Abel, tell us about your dog, Chico.
Abel: Anyone who knows me knows Chico. My dog is my best friend and he’s an absolute savage. I do anything to give him the best life he could possibly have. I love him so much.
Which artist do each of you most dream of collaborating with, and why?
Abel: Top three — Omar Apollo, Reik and Tainy. Not in any specific order, but Tainy is a legend. He’s done and is still doing so much for the Latino community and for the community of producers. He’s breaking so many barriers as a producer, and to me he’s going down as the best Latino producer of all time. Look up his credits!
Reik is very important to my childhood, and also some legends to the Mexican culture. Leyendas. Last but not least, Omar Apollo because he’s dope af. Some of my favorite songs are Apollo songs, and he brings a different mood into my life. He’s an inspiration. This man was born and raised in Indiana, so anything is possible. I have a feeling I’m gonna meet him somehow.
AM: I can sit here all day and name far too many artists, but the one that especially comes to mind is Juanes. Whether it’s “La Camisa Negra,” “Es Por Ti,” or “Para Tu Amor,” his music never fails to inspire me. As much as I love — and have taken part of — the heavily-produced reggaeton and dancehall vibes that are taking over today’s Latin music industry, Juanes offers a more live-sounding vibe with organic instrumentation that I think is sort of missing right now. Plus, my oldest brother, Raul, used to play his music all the time growing up, so to collaborate with him would be this full-circle moment that I hope will come true one day.
What’s one lesson you have learned from experiences as musicians that you wish you knew when you first started out?

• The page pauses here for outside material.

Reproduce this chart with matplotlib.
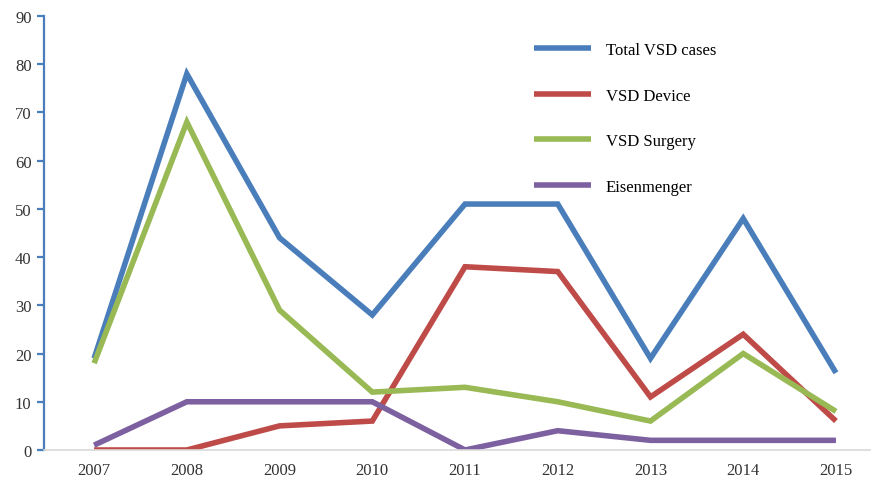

Abel: I don’t have a definite answer to this one because I’m always thinking, “I should have done that,” or, “I should do this instead.” But that’s okay, because I’m learning new things everyday and that just lets me know in which ways I’m improving.
AM: I used to want to do everything by myself. From the production, writing, recording — all of it. Let go of that ego and pride and collaborate with other musicians. Your music will be better because of it, you learn new things and you make great friends along the way. There are of course moments where you will make a song on your own, and that’s okay! But I truly believe music was meant to be a collaborative art, and it’s when I do it that I create the best music and have the most fun.
What should your fans expect from each of you in the future?
AM: 2021 felt to me like the music industry was dipping its toe back into the water after the lockdown that happened in 2020. As much as I did release music and perform at several shows this year, I really want next year to be more about engaging with our audience in a more personal way. The easy answer is you can expect for us to drop more music, but that’s just the first step in what should be a more fun and engaging celebration.
I want to release projects, have release and listening parties for said projects, create merch, throw our own shows and so much more. I really feel a sense of community being created here in Chicago in regard to the music scene, and I want to contribute in more ways than just releasing music. I’m very excited for what’s to come!
Abel: Always new music. That’s something you should always expect from us. One thing that I’m really excited about is for people to listen to the different genres I’ve been experimenting with. I’ve been asked so many times, “Why did you choose to be a reggaetonero?” That question always gets me because I don’t only make reggaeton. Reggaeton comes very natural to me, and it’s my comfort zone, and I’ve only released reggaeton songs, but I’ve got so much other stuff that I’m ready to put out. As of lately, experimenting with other genres is what’s been making me happy, and it’s turning out to be some of my favorite work. So I’m excited for you all to hear what’s next.